[Start of Data shown]

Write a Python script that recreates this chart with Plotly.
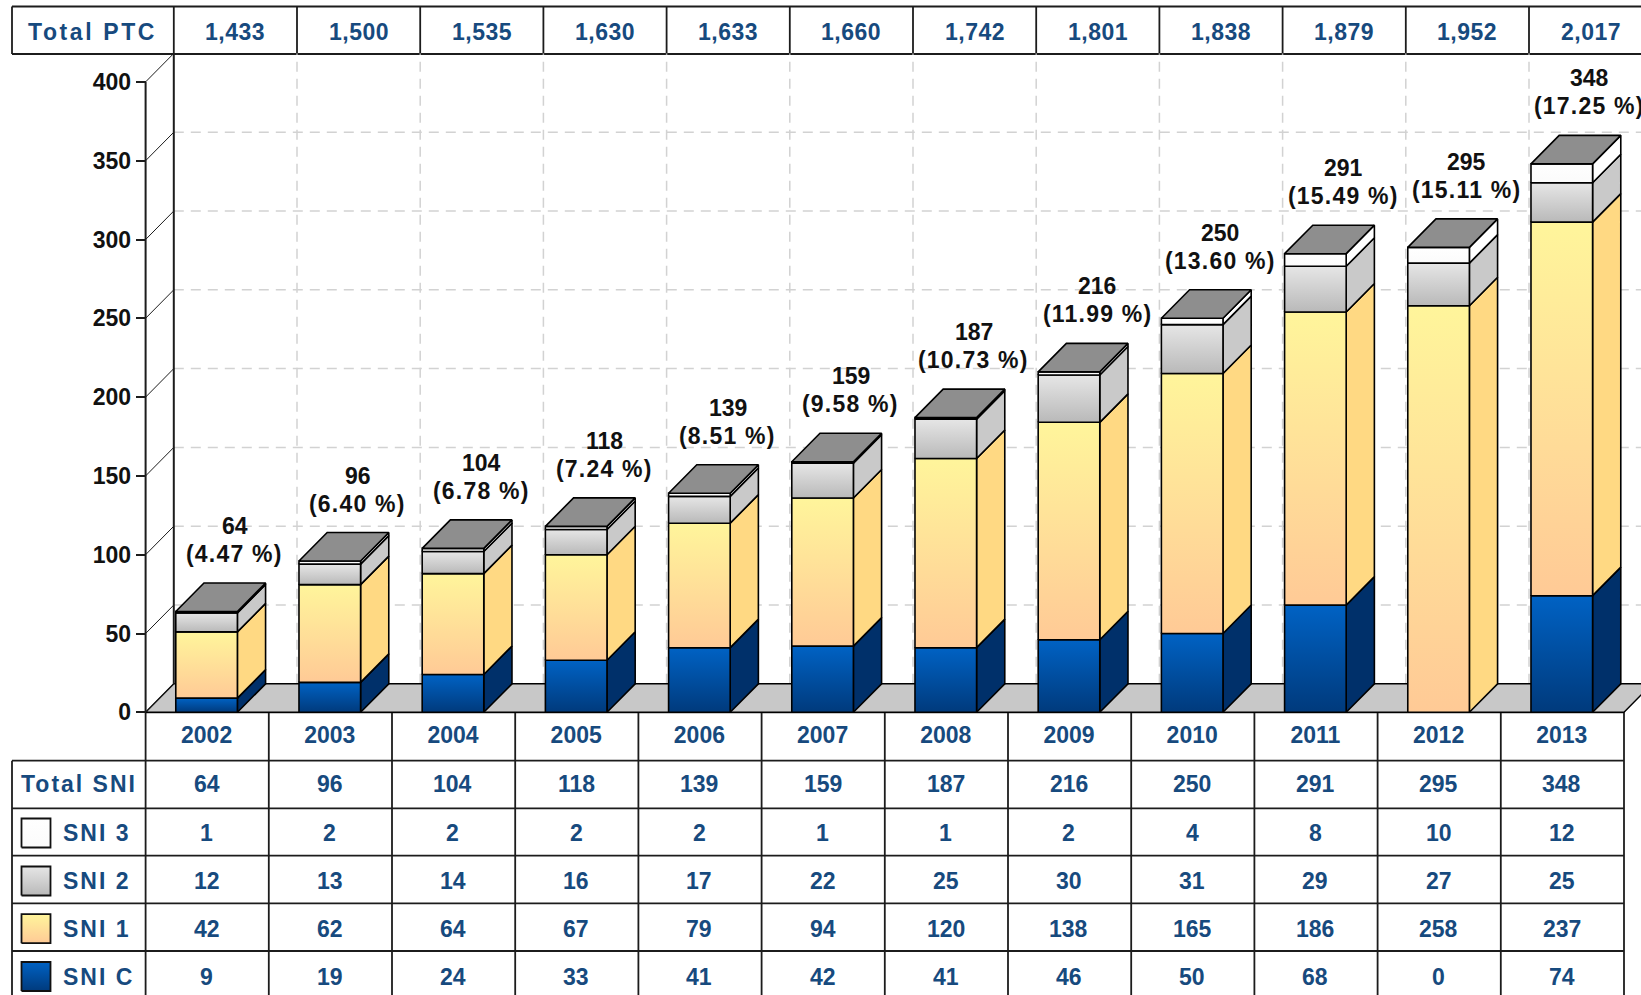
import plotly.graph_objects as go

years = [2002, 2003, 2004, 2005, 2006, 2007, 2008, 2009, 2010, 2011, 2012, 2013]
total_ptc = [1433, 1500, 1535, 1630, 1633, 1660, 1742, 1801, 1838, 1879, 1952, 2017]
total_sni = [64, 96, 104, 118, 139, 159, 187, 216, 250, 291, 295, 348]
pct_sni = ["4.47", "6.40", "6.78", "7.24", "8.51", "9.58", "10.73", "11.99", "13.60", "15.49", "15.11", "17.25"]
sni_3 = [1, 2, 2, 2, 2, 1, 1, 2, 4, 8, 10, 12]
sni_2 = [12, 13, 14, 16, 17, 22, 25, 30, 31, 29, 27, 25]
sni_1 = [42, 62, 64, 67, 79, 94, 120, 138, 165, 186, 258, 237]
sni_c = [9, 19, 24, 33, 41, 42, 41, 46, 50, 68, 0, 74]
y_ticks = [0, 50, 100, 150, 200, 250, 300, 350, 400]

# stack order bottom -> top: name, values, front gradient (top, bottom), side colour
stack = [
    ("SNI C", sni_c, "#0062c4", "#003a7c", "#00306a"),
    ("SNI 1", sni_1, "#fff59b", "#ffca96", "#ffd983"),
    ("SNI 2", sni_2, "#e6e6e6", "#b9b9b9", "#c9c9c9"),
    ("SNI 3", sni_3, "#ffffff", "#fbfbfb", "#ffffff"),
]

W, H = 1641, 995
X0_PX, CELL_PX = 145.6, 123.2
Y0_PX, UNIT_PX = 712.3, 1.576
DX = 28.2 / CELL_PX
DY = 28.5 / UNIT_PX
BAR_L, BAR_W = 0.245, 0.5
INK = "#1c1c1c"
BLUE = "#174a7e"
GRID = "#d2d2d2"
FONT = "Liberation Sans"
FS = 23
XMAX = (W - X0_PX) / CELL_PX
XMIN = -X0_PX / CELL_PX
YMAX = Y0_PX / UNIT_PX
YMIN = (Y0_PX - H) / UNIT_PX
n = len(years)


def py(px):
    return 1 - px / H


def sp(text, px):
    return f'<span style="letter-spacing:{px}px"><b>{text}</b></span>'


fig = go.Figure()


def poly(xs, ys, fill=None, grad=None, lw=1.6):
    kw = dict(fillcolor=fill) if fill else dict(fillgradient=grad)
    fig.add_trace(go.Scatter(x=xs, y=ys, mode="lines", fill="toself",
                             line=dict(color="#000000", width=lw),
                             hoverinfo="skip", showlegend=False, **kw))


def stroke(xs, ys, color=INK, width=1.0, dash=None):
    fig.add_trace(go.Scatter(x=xs, y=ys, mode="lines",
                             line=dict(color=color, width=width, dash=dash),
                             hoverinfo="skip", showlegend=False))


# back wall grid
for t in y_ticks[1:-1]:
    stroke([DX, XMAX], [t + DY, t + DY], GRID, 1.5, "10px,7px")
for k in range(1, n + 1):
    stroke([DX + k, DX + k], [DY, 400 + DY], GRID, 1.5, "10px,7px")

# floor
poly([0, DX, n + DX, n, 0], [0, DY, DY, 0, 0], fill="#c8c8c8", lw=1.4)

# axis lines and ticks' diagonals
stroke([DX, DX], [0 + DY, 400 + DY], INK, 2)
stroke([0, 0], [0, 400], INK, 2)
for t in y_ticks:
    stroke([0, DX], [t, t + DY], INK, 1)

# bars
for i in range(n):
    l, r = i + BAR_L, i + BAR_L + BAR_W
    base = 0
    for name, vals, top_c, bot_c, side in stack:
        v = vals[i]
        if v == 0:
            continue
        t = base + v
        poly([r, r + DX, r + DX, r, r], [base, base + DY, t + DY, t, base], fill=side)
        poly([l, r, r, l, l], [base, base, t, t, base],
             grad=dict(type="vertical", colorscale=[[0, bot_c], [1, top_c]]))
        base = t
    poly([l, r, r + DX, l + DX, l], [base, base, base + DY, base + DY, base], fill="#8e8e8e")

# table lines (x in cell units through the axis, rows on the page)
shapes = []


def hline(px, x0, x1, width=1.8):
    shapes.append(dict(type="line", xref="x", yref="paper", x0=x0, x1=x1, y0=py(px), y1=py(px),
                       line=dict(color=INK, width=width), layer="below"))


def vline(x, p0, p1, width=1.8):
    shapes.append(dict(type="line", xref="x", yref="paper", x0=x, x1=x, y0=py(p0), y1=py(p1),
                       line=dict(color=INK, width=width), layer="below"))


LEFT = (12 - X0_PX) / CELL_PX
for p in (6.5, 54):
    hline(p, LEFT, XMAX)
vline(LEFT, 6.5, 54)
for k in range(n + 1):
    vline(DX + k, 6.5, 54)

ROWS = [760.7, 808.3, 855.7, 903.3, 951.0]
hline(712.3, 0, n)
for p in ROWS:
    hline(p, LEFT, n)
vline(LEFT, ROWS[0], H)
vline(0, 712.3, H)
for k in range(1, n + 1):
    vline(k, 712.3, H)

# text
ann = []


def label(x, px, text, color=BLUE, anchor="center", xref="x"):
    ann.append(dict(x=x, y=py(px), xref=xref, yref="paper", text=text, showarrow=False,
                    xanchor=anchor, yanchor="middle",
                    font=dict(family=FONT, size=FS, color=color)))


label((LEFT + DX) / 2, 31.7, sp("Total PTC", 2.6))
for i in range(n):
    label(i + 0.5 + DX, 31.7, sp(f"{total_ptc[i]:,}", 0.5))

label((LEFT) / 2 + 0.005, 783.5, sp("Total SNI", 2.0))
rows_px = {"SNI 3": 833, "SNI 2": 881, "SNI 1": 928.7, "SNI C": 976.5}
for i in range(n):
    label(i + 0.495, 783.5, sp(total_sni[i], 0))
SW_L, SW_R = (21.5 - X0_PX) / CELL_PX, (50.5 - X0_PX) / CELL_PX
for name, vals, top_c, bot_c, side in stack:
    p = rows_px[name]
    yy = [py(p + 14.5), py(p + 14.5), py(p - 14.5), py(p - 14.5), py(p + 14.5)]
    fig.add_trace(go.Scatter(x=[SW_L, SW_R, SW_R, SW_L, SW_L], y=yy, yaxis="y2", mode="lines",
                             fill="toself", line=dict(color="#111111", width=1.8),
                             fillgradient=dict(type="vertical", colorscale=[[0, bot_c], [1, top_c]]),
                             hoverinfo="skip", showlegend=False))
    label((60.8 - X0_PX) / CELL_PX, p, sp(name, 2.0), anchor="left")
    for i in range(n):
        label(i + 0.495, p, sp(vals[i], 0))

# labels above the bars, tied to the bar top through the axis
for i in range(n):
    xc = i + BAR_L + BAR_W / 2 + DX
    ann.append(dict(x=xc, y=total_sni[i] + DY, xref="x", yref="y",
                    text=sp(f"({pct_sni[i]} %)", 1.2),
                    showarrow=False, xanchor="center", yanchor="bottom", yshift=14,
                    font=dict(family=FONT, size=FS, color="#111111")))
    ann.append(dict(x=xc, y=total_sni[i] + DY, xref="x", yref="y",
                    text=sp(total_sni[i], 0),
                    showarrow=False, xanchor="center", yanchor="bottom", yshift=42,
                    font=dict(family=FONT, size=FS, color="#111111")))

fig.update_layout(
    width=W, height=H, autosize=False, showlegend=False,
    margin=dict(l=0, r=0, t=0, b=0, pad=0),
    paper_bgcolor="#ffffff", plot_bgcolor="#ffffff",
    shapes=shapes, annotations=ann,
    xaxis=dict(domain=[0, 1], range=[XMIN, XMAX], anchor="free", position=py(Y0_PX),
               tickmode="array", tickvals=[i + 0.495 for i in range(n)],
               ticktext=[f"<b>{y}</b>" for y in years],
               ticks="outside", ticklen=2, tickcolor="rgba(0,0,0,0)",
               tickfont=dict(family=FONT, size=FS, color=BLUE),
               showgrid=False, zeroline=False, showline=False),
    yaxis=dict(domain=[0, 1], range=[YMIN, YMAX], anchor="free", position=X0_PX / W,
               tickmode="array", tickvals=y_ticks, ticktext=[f"<b>{t}</b>" for t in y_ticks],
               ticks="outside", ticklen=10, tickwidth=1.5, tickcolor=INK,
               tickfont=dict(family=FONT, size=FS, color="#111111"),
               showgrid=False, zeroline=False, showline=False),
    yaxis2=dict(domain=[0, 1], range=[0, 1], overlaying="y", visible=False, anchor="x"),
)

fig.write_html("out.html", config={"displayModeBar": False},
               post_script="document.documentElement.style.overflow='hidden';"
                           "document.body.style.overflow='hidden';"
                           "document.body.style.margin='0';")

[End of Data shown]

Everything from the top line of the data down to and including the line with "import plotly.graph_objects as go" is to be copied, except the pictures.

Write a Python script that recreates this chart with Plotly.
import plotly.graph_objects as go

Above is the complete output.